Senate Urged to Probe Kagan on Arizona Immigration Law
House Judiciary Committee Republicans are urging their Senate counterparts to probe Elena Kagan during her Supreme Court hearings next week over her role in crafting an Obama administration challenge to a 2007 Arizona law forcing employers to verify the immigration status of new hires.
The GOP lawmakers — led by House Judiciary ranking member Lamar Smith (Texas) — wrote Senate Judiciary ranking member Jeff Sessions (R-Ala.) on Thursday asking him and to question Kagan, who is solicitor general, about the “key role” that they claim she played in formulating an amicus brief that the administration submitted May 28 in support of a challenge to the Arizona law that is now pending before the Supreme Court.
The law allows Arizona to revoke the business licenses of companies that fail use the federal government’s E-Verify program to verify new workers’ immigration statuses.
The Republican Members contend that Kagan recommended the government argue in the amicus brief that the federal law pre-empts the Arizona law.
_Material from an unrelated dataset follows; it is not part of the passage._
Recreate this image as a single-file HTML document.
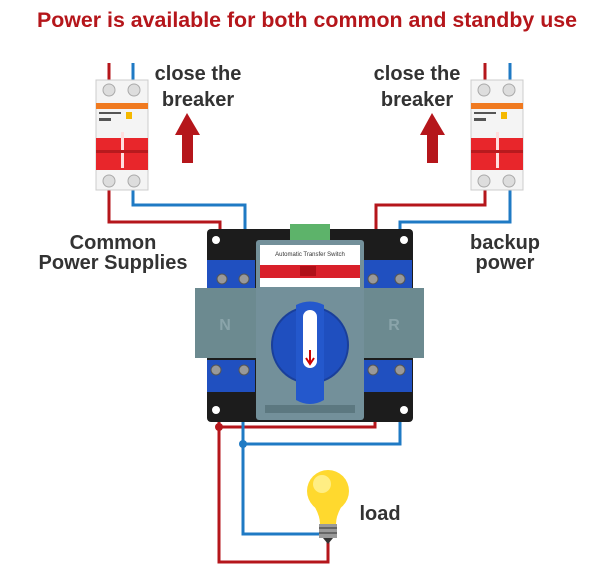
<!DOCTYPE html>
<html><head><meta charset="utf-8"><style>
html,body{margin:0;padding:0;background:#fff;width:603px;height:580px;overflow:hidden}
svg{display:block}
text{font-family:"Liberation Sans",sans-serif;font-weight:bold}
</style></head><body>
<svg width="603" height="580" viewBox="0 0 603 580">
<text x="307" y="27" text-anchor="middle" font-size="21" fill="#b5161b" textLength="540" lengthAdjust="spacingAndGlyphs">Power is available for both common and standby use</text>

<g fill="none" stroke-width="3">
<path d="M109 63V82M109 190V222H220V262" stroke="#b5161b"/>
<path d="M133 63V82M133 190V205H245V262" stroke="#1f7ac4"/>
<path d="M485 63V82M485 190V205H376V262" stroke="#b5161b"/>
<path d="M510 63V82M510 190V222H400V262" stroke="#1f7ac4"/>
<path d="M219 390V562H328V542M219 427H375V390" stroke="#b5161b"/>
<path d="M243 390V534H322M243 444H400V390" stroke="#1f7ac4"/>
</g>
<circle cx="219" cy="427" r="4" fill="#b5161b"/>
<circle cx="243" cy="444" r="4" fill="#1f7ac4"/>

<g id="brk">
<rect x="96" y="80" width="52" height="110" fill="#f4f4f4" stroke="#ccc"/>
<circle cx="109" cy="90" r="6" fill="#ddd" stroke="#aaa"/>
<circle cx="134" cy="90" r="6" fill="#ddd" stroke="#aaa"/>
<rect x="96" y="103" width="52" height="6" fill="#f07a20"/>
<rect x="126" y="112" width="6" height="7" fill="#f5b800"/>
<rect x="99" y="112" width="22" height="2" fill="#555"/>
<rect x="99" y="118" width="12" height="3" fill="#555"/>
<rect x="96" y="138" width="52" height="32" fill="#e8262b"/>
<rect x="121" y="132" width="3" height="36" fill="#ffdede"/>
<rect x="96" y="150" width="52" height="3" fill="#b81a1e"/>
<circle cx="109" cy="181" r="6" fill="#ddd" stroke="#aaa"/>
<circle cx="134" cy="181" r="6" fill="#ddd" stroke="#aaa"/>
</g>
<use href="#brk" transform="translate(375,0)"/>

<g font-size="20" fill="#333" text-anchor="middle">
<text x="198" y="80">close the</text><text x="198" y="106">breaker</text>
<text x="417" y="80">close the</text><text x="417" y="106">breaker</text>
<text x="113" y="249">Common</text><text x="113" y="269">Power Supplies</text>
<text x="505" y="249">backup</text><text x="505" y="269">power</text>
<text x="380" y="520">load</text>
</g>
<path d="M187 113L175 135H182V163H193V135H200Z" fill="#b5161b"/>
<path d="M432 113L420 135H427V163H438V135H445Z" fill="#b5161b"/>

<rect x="207" y="229" width="206" height="193" rx="4" fill="#1c1c1c"/>
<circle cx="216" cy="240" r="4" fill="#fff"/><circle cx="404" cy="240" r="4" fill="#fff"/>
<circle cx="216" cy="410" r="4" fill="#fff"/><circle cx="404" cy="410" r="4" fill="#fff"/>
<rect x="290" y="224" width="40" height="17" fill="#5db36a"/>
<g fill="#2050c0">
<rect x="207" y="260" width="48" height="30"/><rect x="364" y="260" width="48" height="30"/>
<rect x="207" y="360" width="48" height="32"/><rect x="364" y="360" width="48" height="32"/>
</g>
<g fill="#999" stroke="#555">
<circle cx="222" cy="279" r="5"/><circle cx="244" cy="279" r="5"/><circle cx="373" cy="279" r="5"/><circle cx="400" cy="279" r="5"/>
<circle cx="216" cy="370" r="5"/><circle cx="244" cy="370" r="5"/><circle cx="373" cy="370" r="5"/><circle cx="400" cy="370" r="5"/>
</g>
<rect x="195" y="288" width="61" height="70" fill="#6c8a90"/>
<rect x="364" y="288" width="60" height="70" fill="#6c8a90"/>
<text x="225" y="330" font-size="16" fill="#8aa4aa" text-anchor="middle">N</text>
<text x="394" y="330" font-size="16" fill="#8aa4aa" text-anchor="middle">R</text>
<rect x="256" y="240" width="108" height="180" rx="3" fill="#73909a"/>
<rect x="260" y="245" width="100" height="42" fill="#fff"/>
<rect x="260" y="265" width="100" height="13" fill="#d9202a"/>
<rect x="300" y="266" width="16" height="10" fill="#b01018"/>
<text x="310" y="256" font-size="6" fill="#333" text-anchor="middle" style="font-weight:normal">Automatic Transfer Switch</text>
<circle cx="310" cy="345" r="38" fill="#1f4fbf" stroke="#1a3f9a" stroke-width="2"/>
<path d="M296 305Q310 298 324 305V400Q310 408 296 400Z" fill="#2458cc"/>
<rect x="303" y="310" width="14" height="58" rx="7" fill="#fff"/>
<path d="M310 350V362M306 358L310 364L314 358" stroke="#c00" stroke-width="2" fill="none"/>
<rect x="265" y="405" width="90" height="8" fill="#5c7880"/>

<circle cx="328" cy="491" r="21" fill="#ffd92e"/>
<path d="M313 504Q320 515 320 524H336Q336 515 343 504Z" fill="#ffd92e"/>
<circle cx="322" cy="484" r="9" fill="#fff6a8" opacity=".7"/>
<rect x="319" y="524" width="18" height="14" fill="#9a9a9a"/>
<rect x="319" y="527" width="18" height="2" fill="#666"/><rect x="319" y="532" width="18" height="2" fill="#666"/>
<path d="M323 538H333L328 544Z" fill="#333"/>
</svg>
</body></html>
The lawmakers cite an additional document — dated April 12 — that was submitted to the Senate Judiciary Committee as part of that panel’s review of Kagan’s legal and personal paper trail in advance of her confirmation hearings, which begin Monday.
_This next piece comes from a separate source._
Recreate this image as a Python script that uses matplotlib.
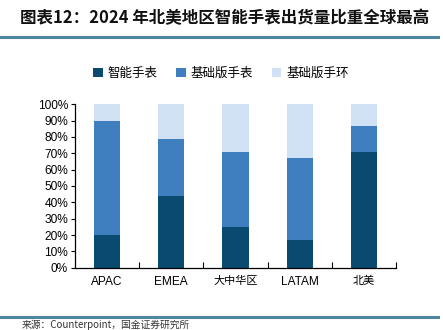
import matplotlib
matplotlib.use("Agg")
import matplotlib.pyplot as plt
import numpy as np
from matplotlib.lines import Line2D
from matplotlib.patches import Patch

plt.rcParams['font.family'] = ['Liberation Sans', 'Noto Sans CJK SC', 'DejaVu Sans']

regions = ["APAC", "EMEA", "大中华区", "LATAM", "北美"]
series_names = ["智能手表", "基础版手表", "基础版手环"]
smartwatch = [20, 44, 25, 17, 71]
basic_watch = [70, 35, 46, 50, 16]
basic_band = [10, 21, 29, 33, 13]
colors = ["#0A4A70", "#3F7EBF", "#CFE1F2"]
yticks = [0, 10, 20, 30, 40, 50, 60, 70, 80, 90, 100]

fig = plt.figure(figsize=(4.43, 3.30), dpi=100)
ax = fig.add_axes([75 / 443, 1 - 267.7 / 330, 321 / 443, 163.4 / 330])

x = np.arange(len(regions))
bottom = np.zeros(len(regions))
for vals, name, c in zip([smartwatch, basic_watch, basic_band], series_names, colors):
    v = np.array(vals) / 100.0
    ax.bar(x, v, width=0.41, bottom=bottom, color=c, label=name, edgecolor='none')
    bottom += v

ax.set_xlim(-0.5, len(regions) - 0.5)
ax.set_ylim(0, 1)
ax.set_yticks(np.array(yticks) / 100.0)
ax.set_yticklabels([f"{t}%" for t in yticks], fontsize=8.6)
ax.tick_params(axis='y', direction='out', length=3, width=0.8, pad=2)

ax.set_xticks(x)
ax.set_xticklabels(regions, fontsize=8.6)
for lbl in ax.get_xticklabels():
    if not lbl.get_text().isascii():
        lbl.set_family(['Noto Sans CJK SC'])
        lbl.set_fontsize(8)
ax.tick_params(axis='x', length=0, pad=6)
ax.set_xticks(np.arange(len(regions)) + 0.5, minor=True)
ax.tick_params(axis='x', which='minor', direction='in', length=4, width=0.8)

for s in ['top', 'right']:
    ax.spines[s].set_visible(False)
ax.spines['left'].set_linewidth(0.9)
ax.spines['bottom'].set_linewidth(0.9)

handles = [Patch(facecolor=c, edgecolor='none') for c in colors]
fig.legend(handles, series_names, loc='center', bbox_to_anchor=(221 / 443, 1 - 73 / 330),
           ncol=3, frameon=False, prop={'family': 'Noto Sans CJK SC', 'size': 9},
           handlelength=0.75, handleheight=0.75, handletextpad=0.4, columnspacing=1.5)

fig.text(20 / 443, 1 - 18 / 330, "图表12：2024 年北美地区智能手表出货量比重全球最高",
         family=['Noto Sans CJK SC'], fontsize=11.9, fontweight='bold',
         style='italic', va='center', ha='left', color='#111111')

rule_color = "#4F86A3"
fig.add_artist(Line2D([0, 438 / 443], [1 - 36.5 / 330] * 2, color=rule_color, lw=2.2,
                      transform=fig.transFigure))
fig.add_artist(Line2D([0, 438 / 443], [1 - 316.5 / 330] * 2, color=rule_color, lw=2.2,
                      transform=fig.transFigure))

fig.text(22 / 443, 1 - 329.5 / 330, "来源：Counterpoint，国金证券研究所",
         family=['Noto Sans CJK SC'], fontsize=7, va='bottom', ha='left', color='#333333')

fig.savefig("out.png", dpi=100)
“Though the final brief was submitted after Ms. Kagan had resigned her position as solicitor general and does not include her signature, it is clear that she ultimately approved the position taken by those who authored the brief,” the lawmakers wrote. “It is imperative that we know the extent of Ms. Kagan’s involvement in writing the brief, as well as the rationale behind her direct contravention of the letter of the law.”
The letter represents the latest in a series of questions by Republicans about Kagan’s record. GOP Senators have started referring to Kagan as a “political operative,” charging that she might let politics influence her judicial rulings.
“We are concerned that this is another instance in which Ms. Kagan’s legal reasoning took a back seat to her personal political philosophy,” Smith and his colleagues wrote.